During the exit interview, I provided a sample of an expense voucher Local 181 may use to satisfy this requirement. The sample identifies the type of information and documentation that the local must maintain for lost wages and other officer expenses.
Based on your assurance that Local 181 will retain adequate documentation in the future, OLMS will take no further enforcement action at this time regarding the above violations.
The CAP disclosed a violation of LMRDA Section 201(b), which requires labor organizations to file annual financial reports accurately disclosing their financial condition and operations. The Labor Organization Annual Report (Form LM-4) filed by Local 181 for fiscal year ending December 31, 2008, was deficient in the following areas:
1. Total Disbursements to Officers
Local 181 failed to accurately report the payments to union officers in Item 18 “Total Disbursements to all Officers and Employees” on the union’s 2008 LM-4 report. The union must report in Item 18 the total payments to or on behalf of all officers including gross salary, lost time payments, allowances and expenses.
2. Failure to File Bylaws
The audit disclosed a violation of LMRDA Section 201(a), which requires that a union submit a copy of its revised constitution and bylaws with its LM report when it makes changes to its constitution or bylaws. Local 181 amended its constitution and bylaws in 2008, but did not file a copy with its LM report for that year. Local 181 has now filed a copy of its constitution and bylaws.
I am not requiring that Local 181 file an amended LM report for 2008 to correct the deficient items, but Local 181 has agreed to properly report the deficient items on all future reports it files with OLMS.
The audit disclosed the following other violation:
1. Inadequate Bonding
The audit revealed a violation of LMRDA Section 502 (Bonding), which requires that union officers and employees be bonded for no less than 10 percent of the total funds those individuals or their predecessors handled during the preceding fiscal year. Local 181’s officers are currently bonded for $5,000, but they must be bonded for at least $5,674. Local 181 should obtain adequate bonding coverage for its officers immediately. Please provide proof of bonding coverage to this office as soon as possible, but not later than June 19, 2009.

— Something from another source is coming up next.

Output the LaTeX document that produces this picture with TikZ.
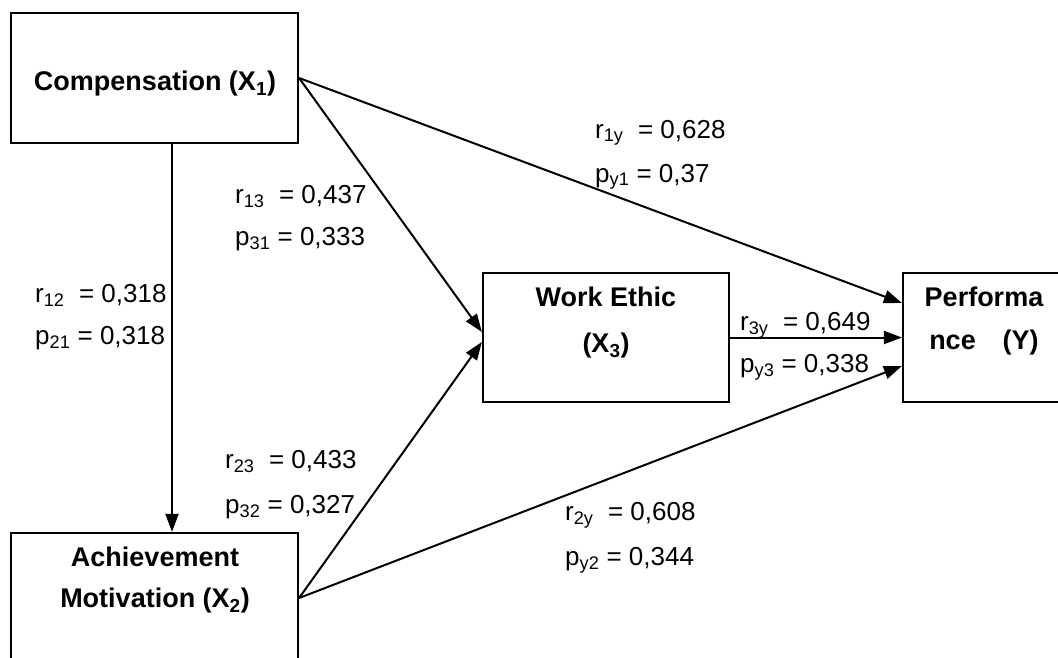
\documentclass[tikz,border=0pt]{standalone}
\usepackage{fontspec}
\setmainfont{Liberation Sans}
\usetikzlibrary{arrows.meta}

\tikzset{
	var/.style={draw, line width=2.2pt, inner sep=0pt},
	varname/.style={font=\bfseries\fontsize{27}{44}\selectfont, align=center, inner sep=0pt},
	coef/.style={font=\fontsize{26}{30}\selectfont, anchor=base west, inner sep=0pt},
	effect/.style={line width=2pt, -{Triangle[length=18pt,width=13pt]}}
}

\begin{document}
\begin{tikzpicture}[x=1pt,y=-1pt]
	\useasboundingbox (0,0) rectangle (1058,657);
	\clip (0,0) rectangle (1058,657);

	% the four variables
	\node[var, minimum width=287pt, minimum height=130pt] (comp) at (154.5,78) {};
	\node[var, minimum width=287pt, minimum height=130pt] (ach)  at (154.5,598) {};
	\node[var, minimum width=246pt, minimum height=129pt] (work) at (606,337.5) {};
	\node[var, minimum width=162pt, minimum height=129pt] (perf) at (984,337.5) {};

	\node[varname] (compname) at (155,84) {Compensation (X\textsubscript{1})};
	\node[varname, font=\bfseries\fontsize{27}{41}\selectfont] (achname) at (155,580) {Achievement\\Motivation (X\textsubscript{2})};
	\node[varname, font=\bfseries\fontsize{27}{46}\selectfont] (workname) at (606,323) {Work Ethic\\(X\textsubscript{3})};
	\node[varname, font=\bfseries\fontsize{27}{43}\selectfont] (perfname) at (984,321) {Performa\\nce\quad(Y)};

	% paths
	\draw[effect] ([xshift=17.5pt]comp.south) -- ([xshift=17.5pt]ach.north);
	\draw[effect] (comp.east) -- ([yshift=5.5pt]work.west);
	\draw[effect] (ach.east) -- ([yshift=-4.5pt]work.west);
	\draw[effect] (comp.east) -- ([yshift=34.5pt]perf.west);
	\draw[effect] (work.east) -- (perf.west);
	\draw[effect] (ach.east) -- ([yshift=-28.5pt]perf.west);

	% coefficients
	\node[coef] (r12) at (35,302) {r\textsubscript{12}\ \ = 0,318};
	\node[coef] (p21) at (35,344) {p\textsubscript{21} = 0,318};
	\node[coef] (r13) at (235,203) {r\textsubscript{13}\ \ = 0,437};
	\node[coef] (p31) at (235,245) {p\textsubscript{31} = 0,333};
	\node[coef] (r23) at (225,468) {r\textsubscript{23}\ \ = 0,433};
	\node[coef] (p32) at (225,513) {p\textsubscript{32} = 0,327};
	\node[coef] (r1y) at (595,138) {r\textsubscript{1y}\ \ = 0,628};
	\node[coef] (py1) at (595,182) {p\textsubscript{y1} = 0,37};
	\node[coef] (r2y) at (565,520) {r\textsubscript{2y}\ \ = 0,608};
	\node[coef] (py2) at (565,565) {p\textsubscript{y2} = 0,344};
	\node[coef] (r3y) at (740,330) {r\textsubscript{3y}\ \ = 0,649};
	\node[coef] (py3) at (740,372) {p\textsubscript{y3} = 0,338};
\end{tikzpicture}
\end{document}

The audit disclosed the following other issues:
1. Two Signatories on Checks
During the audit it was discovered that Local 181 only requires one signatory on union checks. The two signatures requirement is an effective internal control of union funds. OLMS recommends that Local 181 review this procedure to improve internal control of union funds.
2. Lost Time Policy
As I discussed during the exit interview, the audit revealed that Local 181 does not have a clear lost time policy. OLMS recommends that unions adopt written guidelines concerning such matters.
I want to extend my personal appreciation to IATSE Local 181 for the cooperation and courtesy extended during this compliance audit. I strongly recommend that you make sure this letter and the compliance assistance materials provided to you are passed on to future officers. If we can provide any additional assistance, please do not hesitate to call.